▶ **TASK OBJECTIVE**: Copy exactly the stretch of lines from the one holding "Recreate this image" through the last line of the data below, inclusive. Leave out pictures.

▶ **TASK INPUTS**:
▼▼▼
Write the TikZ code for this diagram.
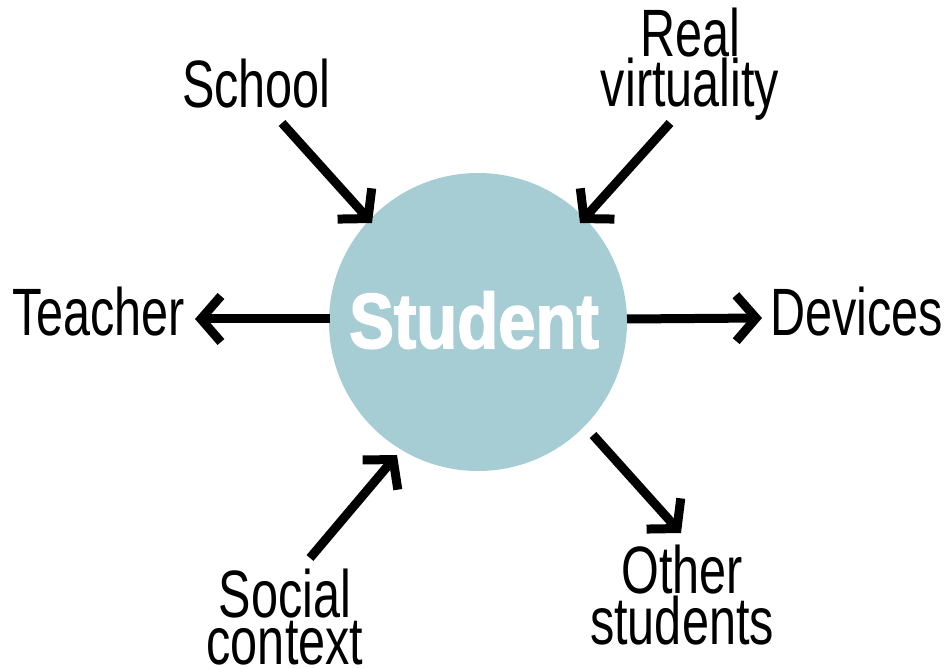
\documentclass[tikz,border=0pt]{standalone}
\usepackage{fontspec}
\usetikzlibrary{arrows.meta}
\newfontfamily\labelfont{Liberation Sans}[FakeStretch=0.725]
\newfontfamily\hubfont{Liberation Sans Bold}[FakeStretch=0.86,FakeBold=2]
\definecolor{hubblue}{HTML}{A7CDD4}
\begin{document}
\begin{tikzpicture}[x=1pt,y=-1pt,
  lbl/.style={inner sep=0pt,align=center,font=\labelfont\fontsize{67}{47}\selectfont},
  flow/.style={line width=9pt,-{Straight Barb[length=20pt,width=46pt]}}]
\useasboundingbox (0,0) rectangle (945,668);
% central circle
\node[circle,fill=hubblue,minimum size=298pt,inner sep=0pt] (hub) at (478,322) {};
\node[anchor=base,inner sep=0pt,text=white,font=\hubfont\fontsize{78}{78}\selectfont] (hubtext) at (474,348) {Student};
% surrounding labels (two-line labels are placed by their last baseline)
\node[lbl,anchor=base west] (teacher) at (12,335) {Teacher};
\node[lbl,anchor=base west] (devices) at (770,335) {Devices};
\node[lbl,anchor=base west] (school) at (182,108) {School};
\node[lbl,anchor=base] (virtual) at (690,107) {Real\\virtuality};
\node[lbl,anchor=base] (social) at (285,664) {Social\\context};
\node[lbl,anchor=base] (others) at (682,644) {Other\\students};
% arrow ends
\coordinate (schoolA) at (282,123);
\coordinate (schoolB) at (372,223);
\coordinate (virtA) at (670,123);
\coordinate (virtB) at (580,223);
\coordinate (teachA) at (330,319);
\coordinate (teachB) at (195,319);
\coordinate (devA) at (627,319);
\coordinate (devB) at (762,318);
\coordinate (socA) at (310,558);
\coordinate (socB) at (397,455);
\coordinate (othA) at (593,435);
\coordinate (othB) at (681,533);
% arrows
\draw[flow] (schoolA) -- (schoolB);
\draw[flow] (virtA) -- (virtB);
\draw[flow] (teachA) -- (teachB);
\draw[flow] (devA) -- (devB);
\draw[flow] (socA) -- (socB);
\draw[flow] (othA) -- (othB);
\end{tikzpicture}
\end{document}
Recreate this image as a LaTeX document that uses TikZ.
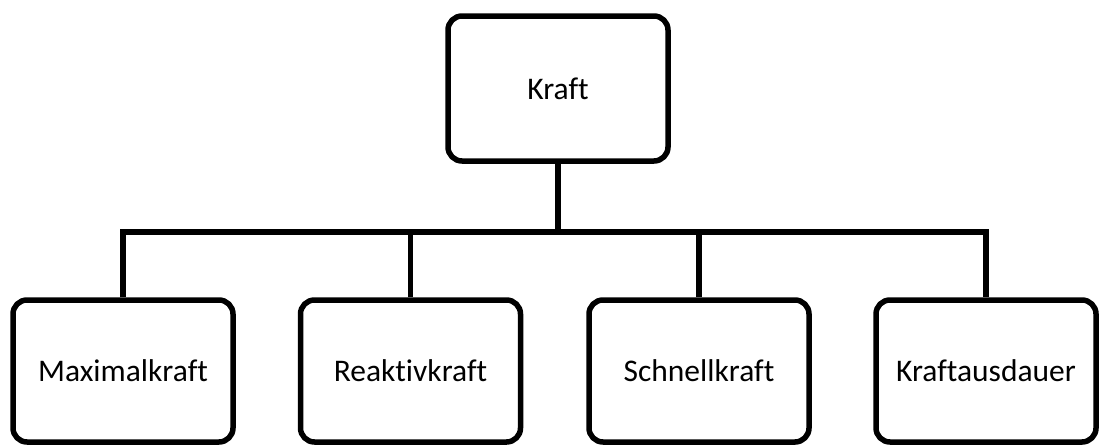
\documentclass[tikz,border=0pt]{standalone}
\usepackage{fontspec}
\setmainfont{Carlito}[Ligatures=CommonOff]
\begin{document}
\begin{tikzpicture}[x=1pt,y=-1pt,
  line width=5.5pt, line join=miter,
  box/.style={draw=black, rounded corners=14pt, inner sep=0pt,
    minimum width=220pt, font=\fontsize{31.5}{37}\selectfont},
  topbox/.style={box, minimum height=145pt},
  leafbox/.style={box, minimum height=142pt}]
  \useasboundingbox (0,0) rectangle (1099,445);

  % root and the four kinds of strength
  \node[topbox]  (top) at (558,88.5) {Kraft};
  \node[leafbox] (b1)  at (123,371)   {Maximalkraft};
  \node[leafbox] (b2)  at (410.5,371) {Reaktivkraft};
  \node[leafbox] (b3)  at (699,371)   {Schnellkraft};
  \node[leafbox] (b4)  at (986,371)   {Kraftausdauer};

  % horizontal bus level
  \coordinate (bus) at (558,232);

  % tree connectors
  \draw (top.south) -- (top.south |- bus);
  \draw (b1.north) -- (b1.north |- bus) -- (b4.north |- bus) -- (b4.north);
  \draw (b2.north) -- (b2.north |- bus);
  \draw (b3.north) -- (b3.north |- bus);
\end{tikzpicture}
\end{document}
▲▲▲
▶ **WRITTEN SOLUTION**:
Recreate this image as a LaTeX document that uses TikZ.
\documentclass[tikz,border=0pt]{standalone}
\usepackage{fontspec}
\setmainfont{Carlito}[Ligatures=CommonOff]
\begin{document}
\begin{tikzpicture}[x=1pt,y=-1pt,
  line width=5.5pt, line join=miter,
  box/.style={draw=black, rounded corners=14pt, inner sep=0pt,
    minimum width=220pt, font=\fontsize{31.5}{37}\selectfont},
  topbox/.style={box, minimum height=145pt},
  leafbox/.style={box, minimum height=142pt}]
  \useasboundingbox (0,0) rectangle (1099,445);

  % root and the four kinds of strength
  \node[topbox]  (top) at (558,88.5) {Kraft};
  \node[leafbox] (b1)  at (123,371)   {Maximalkraft};
  \node[leafbox] (b2)  at (410.5,371) {Reaktivkraft};
  \node[leafbox] (b3)  at (699,371)   {Schnellkraft};
  \node[leafbox] (b4)  at (986,371)   {Kraftausdauer};

  % horizontal bus level
  \coordinate (bus) at (558,232);

  % tree connectors
  \draw (top.south) -- (top.south |- bus);
  \draw (b1.north) -- (b1.north |- bus) -- (b4.north |- bus) -- (b4.north);
  \draw (b2.north) -- (b2.north |- bus);
  \draw (b3.north) -- (b3.north |- bus);
\end{tikzpicture}
\end{document}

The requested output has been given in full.